Revista Cultura y Ocio

La moral atea

Por Daniel Vicente Carrillo


La moral atea
No se abomina del cristianismo ni por sus dogmas ni por su organización. Se protesta contra él porque humilla sentirse juzgado. Si la religión careciese de moral, o se acomodase a la de todos, el ateísmo no existiría.
Cuando un cristiano obra mal, o no obra cuando debe, o lo hace con intenciones aviesas lo primero que cabe llamarle es hipócrita. ¿Cuántas veces se nos ha acusado de serlo? Reconócese de esta manera que la religión, a diferencia del ateísmo, concierne a la humanidad y no sólo al individuo. Puesto que ser cristiano es también ofrecerse al prójimo, el cristiano que no se ofrezca será un falsario. Mas no llamaremos del mismo modo a un ateo egoísta, toda vez que no abandona la coherencia respecto a sus premisas.
Admito que puede haber ateos tan escrupulosos como el más recto de los creyentes, pero lo serán por tener buen natural, o tal vez por emulación y por costumbre. Todos nuestros razonamientos morales son confusas inferencias empáticas si no se contrastan con la noción de un deber objetivo, esto es, no derivado de la experiencia ni de los afectos de dolor o placer. Siendo independiente de la realidad, como premisa mayor o de derecho de todo silogismo moral, tal deber objetivo ha de considerarse superior a la naturaleza. Sin premisas inalterables es imposible llegar a una conclusión cierta.
Quizá el ateo tenga principios morales, pero no tiene ninguna obligación de obedecerlos: lo hará a placer o a conveniencia, y los cambiará cuando estime oportuno. El deber objetivo carece de efectividad sin un tercero superior que lo garantice, de modo que allí donde no alcance el poder de éste, todo está permitido. En suma, si no hay capricho ni coacción, sólo puede haber un mandato inmutable al que se sigue porque es verdadero; y a esta fidelidad la llamamos religión.
Por su parte, el primatólogo de Waal intenta reducir la moral a pulsiones instintivas, cosa que ya se intentó en tiempos de Nietzsche. Sin embargo, una moral basada en lo inmanente de la experiencia interna es en extremo falible, en la medida en que una pulsión puede ser sustituida por su contraria y tornar la simpatía en antipatía. Si la bondad depende del estado de ánimo, habrá infinidad de ocasiones en las que quepa ser pérfido.
La realidad en la que el ateo fundamenta su moral es el propio "yo", que más que realidad es fantasma y espejismo. En este sentido, todo le cuadra cuando de él se trata y carece de objetividad para censurarse; es juez y parte, y por tanto juez prevaricador.
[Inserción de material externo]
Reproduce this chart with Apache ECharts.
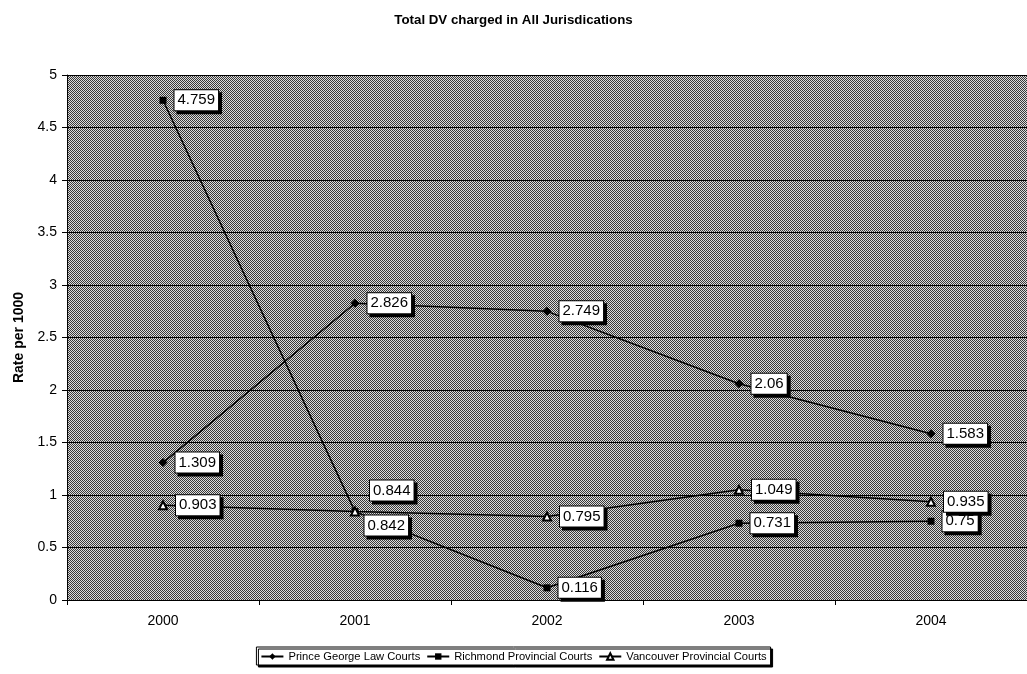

Aunque conozca y apruebe determinados deberes, podrá evitarlos con la misma soberanía con que se comprometió a cumplirlos. No necesitará una razón para eximirse, así como no la necesitó para obligarse. Ahora bien, negar algo con el entendimiento equivale a negarlo en la práctica. Así, se confiesa ingrato quien niega que siempre debamos ser agradecidos, es decir, quien rechaza que haya una razón inconmovible para estimar siempre y en todo momento la gratitud. Es difícil imaginar dónde reside esta razón en un mundo perpetuamente fluctuante y sin Dios.